The urgent need to face these challenges first grabbed me in the aftermath of the shooting in 2012 at the Sandy Hook School located in my hometown. That event dramatically changed my outlook on life and led me to devote more of my personal time working in and learning about some of our most disadvantaged communities.
This has been an important personal learning experience. I have learned about the need to combat distrust and build relationships to overcome the “implicit bias” we all carry with us or have experienced first-hand. I have seen how people and organizations can grow and become more effective by being open to different points of view.
I believe members of the legal profession have a special obligation to take on the task of promoting a more inclusive society, because fundamentally, our profession is dedicated to leveling the playing field and ensuring fairness through justice.

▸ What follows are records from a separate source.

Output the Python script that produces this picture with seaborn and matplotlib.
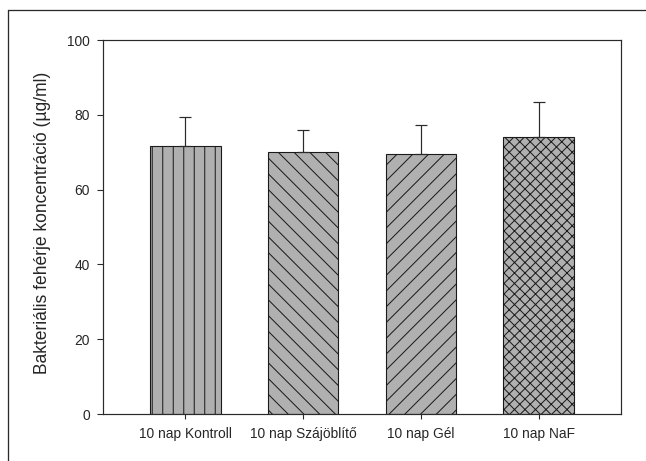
import numpy as np
import pandas as pd
import matplotlib
matplotlib.use("Agg")
import matplotlib.pyplot as plt
import seaborn as sns
from matplotlib.lines import Line2D

categories = ["10 nap Kontroll", "10 nap Szájöblítő", "10 nap Gél", "10 nap NaF"]
means = [71.7, 70.1, 69.6, 74.1]
sds = [7.6, 5.8, 7.7, 9.3]
yticks = [0, 20, 40, 60, 80, 100]
ylabel = "Bakteriális fehérje koncentráció (µg/ml)"

DPI = 189
W, H = 646, 461
def px(v):
    return v * 72.0 / DPI

sns.set_style("white")
plt.rcParams["font.family"] = ["Liberation Sans", "DejaVu Sans"]
plt.rcParams["hatch.linewidth"] = px(1.0)
plt.rcParams["hatch.color"] = "#1a1a1a"

fig = plt.figure(figsize=(W / DPI, H / DPI), dpi=DPI, facecolor="white")
ax = fig.add_axes([103 / W, 1 - 414 / H, (621 - 103) / W, (414 - 40) / H])

df = pd.DataFrame({"cat": categories, "val": means})
sns.barplot(data=df, x="cat", y="val", color="#b0b0b0", saturation=1,
            width=0.6, edgecolor="#1a1a1a", linewidth=px(1.1),
            errorbar=None, ax=ax)

hatches = ["|||", "\\\\\\\\", "////", "xxxxxx"]
for patch, h in zip(ax.patches, hatches):
    patch.set_hatch(h)
    patch.set_edgecolor("#1a1a1a")

ax.errorbar(np.arange(len(categories)), means, yerr=[np.zeros(len(sds)), sds],
            fmt="none", ecolor="#2a2a2a", elinewidth=px(1.2),
            capsize=px(6), capthick=px(1.2), zorder=5)

ax.set_xlim(-0.7, 3.7)
ax.set_ylim(0, 100)
ax.set_yticks(yticks)
ax.set_xlabel("")
ax.set_ylabel(ylabel, fontsize=6.7, va="center")
ax.yaxis.set_label_coords(-0.117, 0.51)

for s in ax.spines.values():
    s.set_visible(True)
    s.set_color("#2a2a2a")
    s.set_linewidth(px(1.2))

ax.tick_params(axis="y", direction="out", length=px(6), width=px(1.1),
               color="#2a2a2a", pad=px(7), labelsize=5.25, left=True)
ax.tick_params(axis="x", direction="out", length=px(5), width=px(1.1),
               color="#2a2a2a", pad=px(8), labelsize=5.25, bottom=True)

# outer frame (top and left edges)
fig.add_artist(Line2D([8 / W, 8 / W], [0, 1 - 10 / H], transform=fig.transFigure,
                      color="#2a2a2a", linewidth=px(1.3)))
fig.add_artist(Line2D([8 / W, 1], [1 - 10 / H, 1 - 10 / H], transform=fig.transFigure,
                      color="#2a2a2a", linewidth=px(1.3)))

fig.savefig("out.png", dpi=DPI, facecolor="white")
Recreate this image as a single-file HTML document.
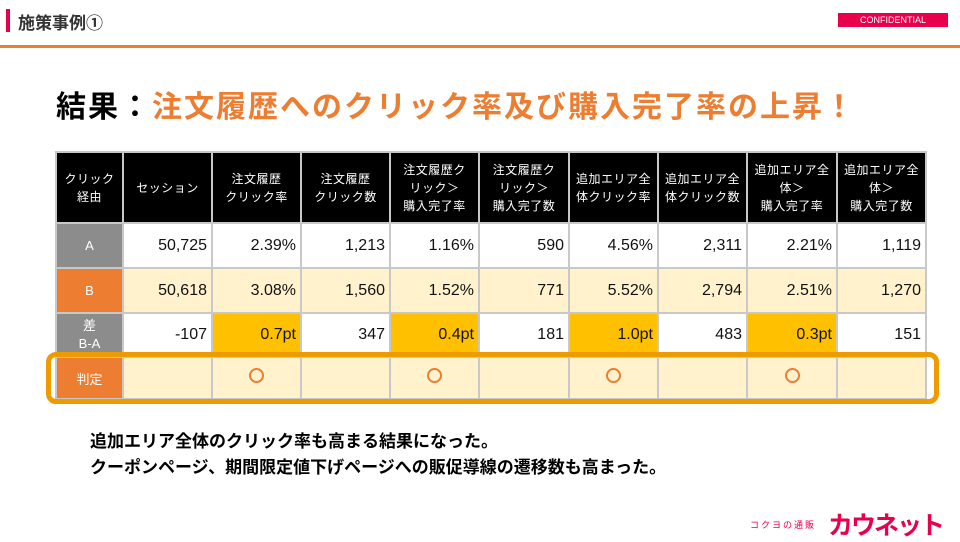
<!DOCTYPE html>
<html><head><meta charset="utf-8">
<style>
body{margin:0;width:960px;height:540px;background:#fff;position:relative;overflow:hidden;font-family:"Liberation Sans","Noto Sans CJK JP",sans-serif;}
.abs{position:absolute}
table{position:absolute;left:55px;top:151px;border-collapse:collapse;table-layout:fixed}
td{border:2px solid #c8c8c8;padding:0 4px;font-size:16px;color:#111;text-align:right;box-sizing:border-box;white-space:nowrap;overflow:hidden}
tr.h td{background:#000;color:#fff;font-size:12px;text-align:center;line-height:18px;height:71px;padding:0;letter-spacing:0.5px}
td.lab{text-align:center;color:#fff;font-size:13px;padding:0}
tr.a td{height:45px;background:#fff}
tr.b td{height:45px;background:#fff2cc}
tr.d td{height:44px;background:#fff}
tr.j td{height:42px;background:#fff2cc}
td.y{background:#ffc000 !important}
.circ{display:inline-block;width:11px;height:11px;border:2px solid #ed7d31;border-radius:50%}
</style></head><body>
<div class="abs" style="left:6px;top:9px;width:4px;height:23px;background:#e8004c"></div>
<div class="abs" style="left:18px;top:9px;font-size:17px;color:#333;font-weight:bold">施策事例①</div>
<div class="abs" style="left:838px;top:13px;width:110px;height:14px;background:#e8004c;color:#fff;font-size:9px;text-align:center;line-height:14px">CONFIDENTIAL</div>
<div class="abs" style="left:0;top:45px;width:960px;height:3px;background:#ed7d31"></div>
<div class="abs" style="left:56px;top:82px;font-size:30px;font-weight:bold;letter-spacing:2px;color:#000;white-space:nowrap">結果：<span style="color:#ed7d31">注文履歴へのクリック率及び購入完了率の上昇！</span></div>

<table>
<colgroup><col style="width:67px"><col style="width:89px"><col style="width:89px"><col style="width:89px"><col style="width:89px"><col style="width:90px"><col style="width:89px"><col style="width:89px"><col style="width:90px"><col style="width:89px"></colgroup>
<tr class="h"><td>クリック<br>経由</td><td>セッション</td><td>注文履歴<br>クリック率</td><td>注文履歴<br>クリック数</td><td>注文履歴ク<br>リック＞<br>購入完了率</td><td>注文履歴ク<br>リック＞<br>購入完了数</td><td>追加エリア全<br>体クリック率</td><td>追加エリア全<br>体クリック数</td><td>追加エリア全<br>体＞<br>購入完了率</td><td>追加エリア全<br>体＞<br>購入完了数</td></tr>
<tr class="a"><td class="lab" style="background:#8c8c8c">A</td><td>50,725</td><td>2.39%</td><td>1,213</td><td>1.16%</td><td>590</td><td>4.56%</td><td>2,311</td><td>2.21%</td><td>1,119</td></tr>
<tr class="b"><td class="lab" style="background:#ed7d31">B</td><td>50,618</td><td>3.08%</td><td>1,560</td><td>1.52%</td><td>771</td><td>5.52%</td><td>2,794</td><td>2.51%</td><td>1,270</td></tr>
<tr class="d"><td class="lab" style="background:#8c8c8c;line-height:18px">差<br>B-A</td><td>-107</td><td class="y">0.7pt</td><td>347</td><td class="y">0.4pt</td><td>181</td><td class="y">1.0pt</td><td>483</td><td class="y">0.3pt</td><td>151</td></tr>
<tr class="j"><td class="lab" style="background:#ed7d31">判定</td><td></td><td style="text-align:center"><span class="circ"></span></td><td></td><td style="text-align:center"><span class="circ"></span></td><td></td><td style="text-align:center"><span class="circ"></span></td><td></td><td style="text-align:center"><span class="circ"></span></td><td></td></tr>
</table>
<div class="abs" style="left:46px;top:352px;width:883px;height:42px;border:5px solid #ee9b00;border-radius:10px"></div>

<div class="abs" style="left:90px;top:429px;font-size:17px;font-weight:bold;line-height:26px;color:#000;white-space:nowrap">追加エリア全体のクリック率も高まる結果になった。<br>クーポンページ、期間限定値下げページへの販促導線の遷移数も高まった。</div>

<div class="abs" style="left:750px;top:518px;font-size:9px;color:#e8004c;letter-spacing:2px;white-space:nowrap">コクヨの通販</div>
<div class="abs" style="left:828px;top:506px;font-size:25px;font-weight:bold;color:#e8004c;letter-spacing:-2px;white-space:nowrap">カウネット</div>
</body></html>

While the legal profession should be the beacon on the hill on these issues, it has been just the opposite. In 2015, a Washington Post headline read: “Law is the least diverse profession in the nation.” According to the Bureau of Labor Statistics, 88 percent of lawyers are white as compared to 81 percent of architects and engineers, 78 percent of accountants, and 72 percent of physicians and surgeons. According to the New York Times, a recent study revealed a 44 percent difference in pay between female law partners and their male counterparts.
As a profession, we should practice what we preach. How can we administer justice, if our law firms, courts, prosecutors and public defenders, legal aid agencies and bar associations are not representative of the populations we serve?

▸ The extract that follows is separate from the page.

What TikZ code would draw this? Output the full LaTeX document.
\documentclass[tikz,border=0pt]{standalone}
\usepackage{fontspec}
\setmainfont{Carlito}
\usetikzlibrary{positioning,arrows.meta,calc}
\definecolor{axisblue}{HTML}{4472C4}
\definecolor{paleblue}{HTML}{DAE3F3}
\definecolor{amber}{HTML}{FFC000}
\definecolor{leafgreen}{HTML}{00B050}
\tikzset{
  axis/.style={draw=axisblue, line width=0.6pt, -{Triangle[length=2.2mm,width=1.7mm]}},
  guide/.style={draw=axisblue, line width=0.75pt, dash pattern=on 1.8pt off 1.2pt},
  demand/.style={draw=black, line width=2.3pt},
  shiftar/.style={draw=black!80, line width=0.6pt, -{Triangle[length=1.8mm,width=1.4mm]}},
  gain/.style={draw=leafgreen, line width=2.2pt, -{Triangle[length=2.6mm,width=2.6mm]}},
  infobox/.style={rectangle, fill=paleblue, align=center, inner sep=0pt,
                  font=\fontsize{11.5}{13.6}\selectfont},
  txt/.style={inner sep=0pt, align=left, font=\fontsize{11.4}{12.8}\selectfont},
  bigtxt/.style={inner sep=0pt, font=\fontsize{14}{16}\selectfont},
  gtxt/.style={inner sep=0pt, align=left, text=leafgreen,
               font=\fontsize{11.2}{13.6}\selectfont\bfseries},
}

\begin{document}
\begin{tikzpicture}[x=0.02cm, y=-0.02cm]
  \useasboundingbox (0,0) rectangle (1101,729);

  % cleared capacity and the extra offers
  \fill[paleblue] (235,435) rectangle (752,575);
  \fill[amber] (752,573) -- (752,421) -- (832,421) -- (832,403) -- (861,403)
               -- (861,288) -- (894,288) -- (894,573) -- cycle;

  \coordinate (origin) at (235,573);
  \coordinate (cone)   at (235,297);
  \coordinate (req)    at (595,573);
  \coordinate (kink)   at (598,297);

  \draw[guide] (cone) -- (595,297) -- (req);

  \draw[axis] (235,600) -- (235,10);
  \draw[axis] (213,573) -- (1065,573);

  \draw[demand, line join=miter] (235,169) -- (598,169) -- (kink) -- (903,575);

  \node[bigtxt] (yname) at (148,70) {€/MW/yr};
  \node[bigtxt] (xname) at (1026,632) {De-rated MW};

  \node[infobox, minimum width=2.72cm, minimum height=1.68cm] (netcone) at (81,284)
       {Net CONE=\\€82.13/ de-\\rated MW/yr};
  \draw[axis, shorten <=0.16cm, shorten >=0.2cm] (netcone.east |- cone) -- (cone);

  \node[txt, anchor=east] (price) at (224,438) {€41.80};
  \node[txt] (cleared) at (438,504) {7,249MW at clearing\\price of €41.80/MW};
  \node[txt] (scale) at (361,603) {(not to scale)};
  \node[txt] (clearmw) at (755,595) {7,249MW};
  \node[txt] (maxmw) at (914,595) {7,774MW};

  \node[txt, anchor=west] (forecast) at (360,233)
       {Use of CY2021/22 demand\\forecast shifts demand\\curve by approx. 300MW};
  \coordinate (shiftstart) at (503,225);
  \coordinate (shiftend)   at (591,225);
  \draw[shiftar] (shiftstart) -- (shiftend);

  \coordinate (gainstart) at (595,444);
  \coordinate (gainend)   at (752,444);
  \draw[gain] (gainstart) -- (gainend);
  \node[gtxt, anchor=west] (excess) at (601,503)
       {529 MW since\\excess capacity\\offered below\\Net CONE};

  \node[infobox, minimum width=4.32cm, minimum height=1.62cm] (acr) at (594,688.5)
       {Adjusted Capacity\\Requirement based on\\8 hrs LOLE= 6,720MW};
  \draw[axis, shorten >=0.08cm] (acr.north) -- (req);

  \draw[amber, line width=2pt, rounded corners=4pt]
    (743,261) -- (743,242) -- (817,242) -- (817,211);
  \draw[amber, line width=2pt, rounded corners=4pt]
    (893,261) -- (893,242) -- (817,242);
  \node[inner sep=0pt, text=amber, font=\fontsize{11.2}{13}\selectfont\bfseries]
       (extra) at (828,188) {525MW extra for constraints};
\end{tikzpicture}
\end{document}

This is why the Connecticut Bar Association is working hard to implement a recently adopted diversity and inclusion plan. The initiative brings together legal leaders in the state to enhance diversity and inclusion. As part of facilitating this effort, the CBA is soliciting signatories for a collective pledge reflecting the commitment of Connecticut legal organizations to create more diverse and inclusive environments and for a collaborative plan to achieve this goal. A number of law firms and the City of New Haven have already signed on. The pledge and plan will be presented at the Inaugural Diversity & Inclusion Summit, to be held today (Oct. 26) at the Quinnipiac University School of Law.
Just as the Sandy Hook incident jolted me toward action at this point in my life, my own family history (my mom and grandparents survived the Holocaust) serves as a reminder of the extremes that can result if we choose to ignore the imperative to embrace diversity and inclusion.
The hatred that leads to the violent acts of a single individual or even an entire nation all have their roots in isolation, exclusion and intolerance for the views of others.
As lawyers in this small state, the members of the Connecticut bar are stepping up to do our part and we urge others to join us. We are taking these steps with the words of Martin Luther King, Jr. in mind: “An individual has not started living until he can rise above the narrow confines of his individualistic concerns to the broader concerns of all humanity.”
Monte Frank is an attorney and president of the Connecticut Bar Association.